Sale Price – Patreon story

This is a story of Tír na Cali written (loosely) to Wyste’s suggestion for more commoners in Cali. 

“They don’t put slaves  on sale.”

Ellen made a point of window-shopping the slave store every time she went to the mall. It reminded her what she was saving up for, what she was working overtime for.Her maternal grandmother had been a freed slave and the best cook in southern Tír na Cali; her grandfather had cleaned floors for a living until his seventies. Her mother had paid her own way through college working nights as a waitress and afternoons in a high-end brothel; she’d met Ellen’s father there — at the bar she waited tables at. Ellen was in the middle of the pack at a high-end software company and climbing her way up the ranks. And, Consort witness, she was going to own a slave before she was thirty and a house in the Heights by the time she was thirty-five.

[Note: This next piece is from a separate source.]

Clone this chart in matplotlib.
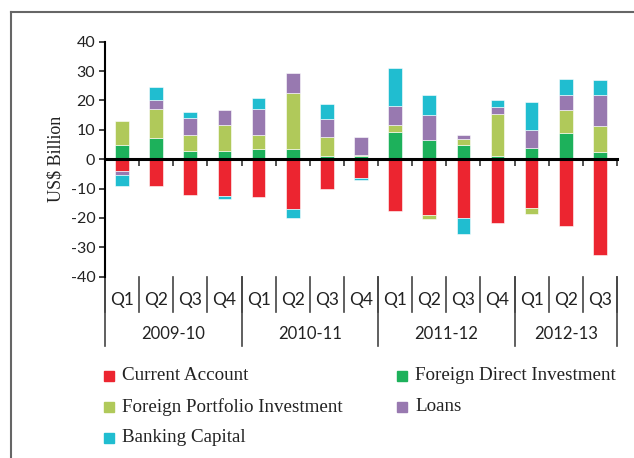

Right now, she was balancing her protein shakes and the suit she’d need for that meeting next week, running the numbers in her discretionary fund through her mental calculator, and staring at the sign in the window.

And, it appeared, talking to herself. Nobody had noticed — well, nobody except, perhaps, the young man standing behind the sign, strategically positioned so that he was figleafed by the red letters declaring SALE: SLIGHTLY DAMAGED MERCHANDISE.

He didn’t look damaged. He had muscular calves and thighs, a flat stomach, a toned chest…

“Oh.” Ellen swallowed. The scar could be healed. That it hadn’t been spoke volumes about someone : it was a livid, nasty mark that had not healed, running under his collar, above his collar, and down over one collarbone. It looked like someone had tried to cut his head off with imprecise aim.

The scar — no, call it a wound, that was what it was — the wound was awful, but that hadn’t been what made Ellen swallow. The look in his eyes challenging, angry, hopeless — that had gotten her attention.

The sign, the sale, had to be humiliating. On the other hand… she ran the numbers in her head again. If they discounted him enough, she could take him home without totally blowing her budget.

She looked up at him again, ignoring the washboard abs and the damage done to his body. He would take careful handling. She’d have to watch her words, and, more importantly, her body language. And he would very likely act out.

She hadn’t gotten where she was at twenty-seven by turning down challenges. She nodded crisply to the man in the window and walked into the slave shop to make a deal.